60 per cent of businesses in Thailand’s tourism industry at risk of closing if Thailand does not allow foreign tourists in by end of 2020
Some 60 per cent of businesses in Thailand’s tourism industry are at risk of shuttering if the country does not allow foreign tourists in by the end of the year.
The Tourism and Sports Ministry said if the situation did not improve, the impact from the economic fallout would be deep and the government would face more difficulty in helping workers who might lose their jobs.
Its minister, Phiphat Ratchakitprakarn, said the Tourism Authority predicted foreign arrivals would nosedive by 80 per cent to 8.2 million tourists, generating only 396 billion baht this year.

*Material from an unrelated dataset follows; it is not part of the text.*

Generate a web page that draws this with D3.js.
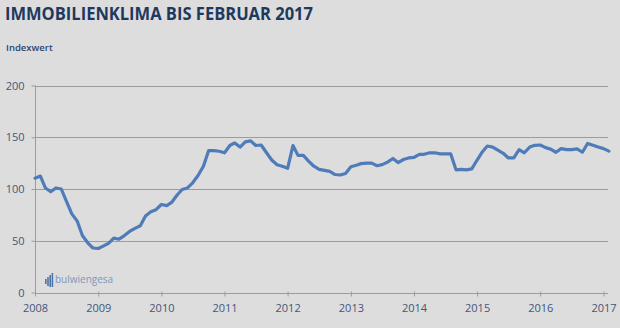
<!DOCTYPE html>
<html><head><meta charset="utf-8">
<script src="https://cdn.jsdelivr.net/npm/d3@7"></script>
<style>
html,body{margin:0;padding:0;background:#dddddd;}
svg{display:block;}
</style></head>
<body>
<svg id="c" width="620" height="328"></svg>
<script>
// Monthly index values Jan 2008 – Feb 2017
const startYear = 2008;
const values2008 = [110.5, 112.5, 101, 97.5, 101, 100, 88, 76, 69, 55, 48, 43];
const values2009 = [42.5, 45, 47.5, 52.5, 51.5, 55, 59, 62, 64.5, 74, 78, 80];
const values2010 = [85, 84, 87, 94, 99.5, 101, 106, 113, 122, 137, 137, 136.5];
const values2011 = [135, 142, 144.5, 140.5, 145.5, 146.5, 142, 142.5, 135, 128, 123.5, 122];
const values2012 = [120, 142, 132.5, 132.5, 127, 122, 119, 118, 117, 114, 113.5, 115];
const values2013 = [121.5, 123, 124.5, 125, 125, 122.5, 123.5, 126, 129.5, 125.5, 128.5, 130];
const values2014 = [130.5, 133.5, 133.5, 135, 135, 134, 134, 134, 118.5, 119, 118.5, 119.5];
const values2015 = [128, 136, 141.5, 140.5, 137.5, 134.5, 130, 130, 138, 135, 140.5, 142.2];
const values2016 = [142.5, 140, 138.5, 135.5, 139, 138, 138, 138.8, 135.5, 144, 142.3, 140.5];
const values2017 = [139, 136.6];
const yTicks = [0, 50, 100, 150, 200];
const xTickYears = [2008, 2009, 2010, 2011, 2012, 2013, 2014, 2015, 2016, 2017];
const title = "IMMOBILIENKLIMA BIS FEBRUAR 2017";
const yLabel = "Indexwert";
const logoText = "bulwiengesa";

const allValues = [].concat(values2008, values2009, values2010, values2011, values2012,
  values2013, values2014, values2015, values2016, values2017);
const data = allValues.map((v, i) => ({date: new Date(startYear + Math.floor(i / 12), i % 12, 1), v}));

const svg = d3.select("#c");
const left = 35, right = 608;
const x = d3.scaleTime().domain([new Date(2008, 0, 1), new Date(2017, 0, 1)]).range([35, 603.5]);
const y = d3.scaleLinear().domain([0, 200]).range([292.5, 85.5]);

const font = "'Open Sans', sans-serif";
const navy = "#1d3960";
const tickCol = "#44567a";

// title
svg.append("text").attr("x", 5).attr("y", 20).text(title)
  .attr("font-family", font).attr("font-weight", 700).attr("font-size", 18)
  .attr("fill", navy).attr("textLength", 308).attr("lengthAdjust", "spacingAndGlyphs");
svg.append("text").attr("x", 6).attr("y", 51).text(yLabel)
  .attr("font-family", font).attr("font-weight", 600).attr("font-size", 9.5)
  .attr("fill", "#2c4670");

// gridlines
svg.append("g").selectAll("line").data(yTicks.filter(d => d > 0)).join("line")
  .attr("x1", left).attr("x2", right)
  .attr("y1", d => Math.round(y(d)) + 0.5).attr("y2", d => Math.round(y(d)) + 0.5)
  .attr("stroke", "#9c9c9c").attr("stroke-width", 1);

// y axis
const yAxis = svg.append("g").attr("transform", `translate(${left + 0.5},0)`)
  .call(d3.axisLeft(y).tickValues(yTicks).tickSize(4).tickPadding(7));
yAxis.select(".domain").attr("stroke", "#9c9c9c").attr("d", `M0,${y(200)}V${y(0)}`);
yAxis.selectAll(".tick line").attr("stroke", "#9c9c9c");
yAxis.selectAll("text").attr("font-family", font).attr("font-size", 11).attr("fill", tickCol);

// x axis
const xAxis = svg.append("g").attr("transform", `translate(0,${Math.round(y(0)) + 0.5})`)
  .call(d3.axisBottom(x).tickValues(xTickYears.map(yr => new Date(yr, 0, 1)))
    .tickFormat(d3.timeFormat("%Y")).tickSize(3).tickPadding(8));
xAxis.select(".domain").attr("stroke", "#9c9c9c").attr("d", `M${left},0H${right}`);
xAxis.selectAll(".tick line").attr("stroke", "#9c9c9c").attr("y1", -2);
xAxis.selectAll("text").attr("font-family", font).attr("font-size", 11).attr("fill", tickCol);

// logo
const logo = svg.append("g").attr("transform", "translate(45,273)");
[[0, 6, 5], [2.2, 4, 9], [4.4, 2, 12], [6.6, 0, 14]].forEach(([bx, by, bh]) => {
  logo.append("rect").attr("x", bx).attr("y", by).attr("width", 1.6).attr("height", bh).attr("fill", "#4f74a6");
});
logo.append("text").attr("x", 10).attr("y", 10).text(logoText)
  .attr("font-family", font).attr("font-size", 10).attr("fill", "#7f97ba");

// line
const line = d3.line().x(d => x(d.date)).y(d => y(d.v)).curve(d3.curveLinear);
svg.append("path").datum(data).attr("d", line)
  .attr("fill", "none").attr("stroke", "#4f7cb9").attr("stroke-width", 3.2)
  .attr("stroke-linejoin", "round").attr("stroke-linecap", "round");
</script>
</body></html>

He said the tourism industry would contribute only six to seven per cent of the gross domestic product this year, compared with 18 per cent last year.
“If the travel bubble scheme can take shape from September to December, tourism can generate 200 billion baht, which will support our tourism goal of 1.23 trillion for the year,” he said.
Domestic tourism might generate 700 billion baht this year with the support of government stimulus packages, he said.
“We have to open some parts of the country to mitigate the impact of the virus and revive the economy.”
The ministry planned to introduce the first phase of designated tourist areas in Phuket, Koh Phi Phi, Koh Samui, Koh Phangan, Koh Tao and Koh Nang Yuan.
Tourists going to those areas could travel freely between those islands, he added.
Phiphat said eight provinces had confirmed with the ministry their readiness to reopen for international leisure tourists, including Bangkok, Chon Buri, Chiang Mai, Chiang Rai and Songkhla.
He said Koh Chang in Trat and Koh Samet in Rayong might be included in the next phase.
The ministry also planned to propose a travel scheme between Hat Yai and three states in Malaysia that had no new local cases for more than 70 days, which are Penang, Perlis and Kedah.
“We received an inquiry from Penang state, asking why they’re not included in the travel bubble negotiations despite being safe from the virus,” said Phiphat.
Tourists travelling via the travel bubble scheme must arrive by air, but those from low-risk states in Malaysia might be allowed to travel by land via Songkhla and Satun.
For the domestic market stimulus, the ministry expected only half of the 18 billion baht budget for the “Let’s Travel” scheme would be used.